§ Source data:

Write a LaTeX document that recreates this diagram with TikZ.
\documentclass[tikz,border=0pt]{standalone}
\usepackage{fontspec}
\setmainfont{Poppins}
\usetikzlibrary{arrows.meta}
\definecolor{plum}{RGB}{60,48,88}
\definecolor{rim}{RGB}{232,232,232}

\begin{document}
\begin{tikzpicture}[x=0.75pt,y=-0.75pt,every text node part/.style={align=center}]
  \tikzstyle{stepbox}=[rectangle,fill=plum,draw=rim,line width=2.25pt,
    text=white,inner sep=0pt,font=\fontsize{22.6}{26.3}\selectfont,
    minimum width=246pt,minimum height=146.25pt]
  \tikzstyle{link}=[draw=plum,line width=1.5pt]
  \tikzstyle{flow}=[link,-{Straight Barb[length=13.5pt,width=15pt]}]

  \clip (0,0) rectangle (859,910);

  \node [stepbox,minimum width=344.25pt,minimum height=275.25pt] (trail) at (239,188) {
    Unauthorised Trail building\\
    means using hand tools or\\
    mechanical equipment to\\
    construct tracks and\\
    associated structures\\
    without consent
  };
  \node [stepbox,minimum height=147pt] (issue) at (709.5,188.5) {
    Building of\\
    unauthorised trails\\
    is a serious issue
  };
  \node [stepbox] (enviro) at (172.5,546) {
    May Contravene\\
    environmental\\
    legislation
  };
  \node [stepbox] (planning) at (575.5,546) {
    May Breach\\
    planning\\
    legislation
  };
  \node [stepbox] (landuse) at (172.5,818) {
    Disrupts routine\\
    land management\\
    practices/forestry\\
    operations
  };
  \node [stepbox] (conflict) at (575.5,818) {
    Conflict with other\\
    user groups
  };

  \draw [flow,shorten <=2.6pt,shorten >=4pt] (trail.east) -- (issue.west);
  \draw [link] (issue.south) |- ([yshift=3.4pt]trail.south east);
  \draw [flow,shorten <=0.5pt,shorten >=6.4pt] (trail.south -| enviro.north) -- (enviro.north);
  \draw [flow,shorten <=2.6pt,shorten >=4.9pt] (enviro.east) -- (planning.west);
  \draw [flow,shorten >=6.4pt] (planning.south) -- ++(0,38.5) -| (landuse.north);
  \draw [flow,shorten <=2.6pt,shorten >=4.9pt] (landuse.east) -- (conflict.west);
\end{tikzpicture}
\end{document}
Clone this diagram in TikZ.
---
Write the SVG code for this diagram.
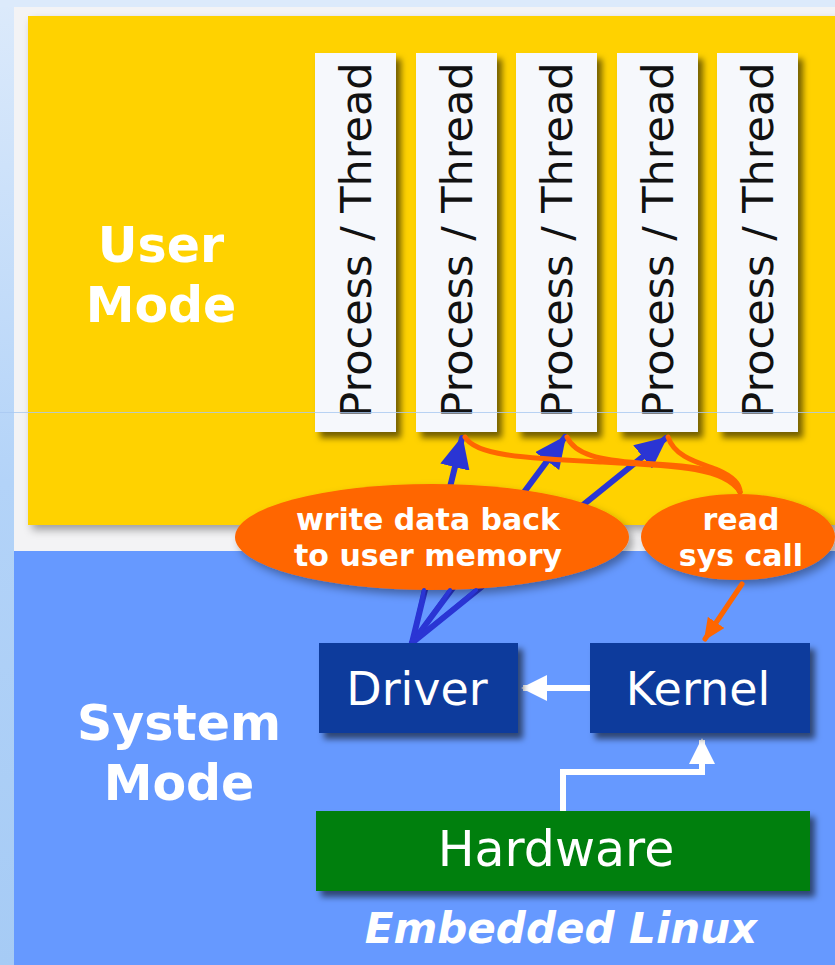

§ What you should do:
Pull out each line of the entries that contains "Write".

§ Exercise response:
Write a LaTeX document that recreates this diagram with TikZ.
Write the SVG code for this diagram.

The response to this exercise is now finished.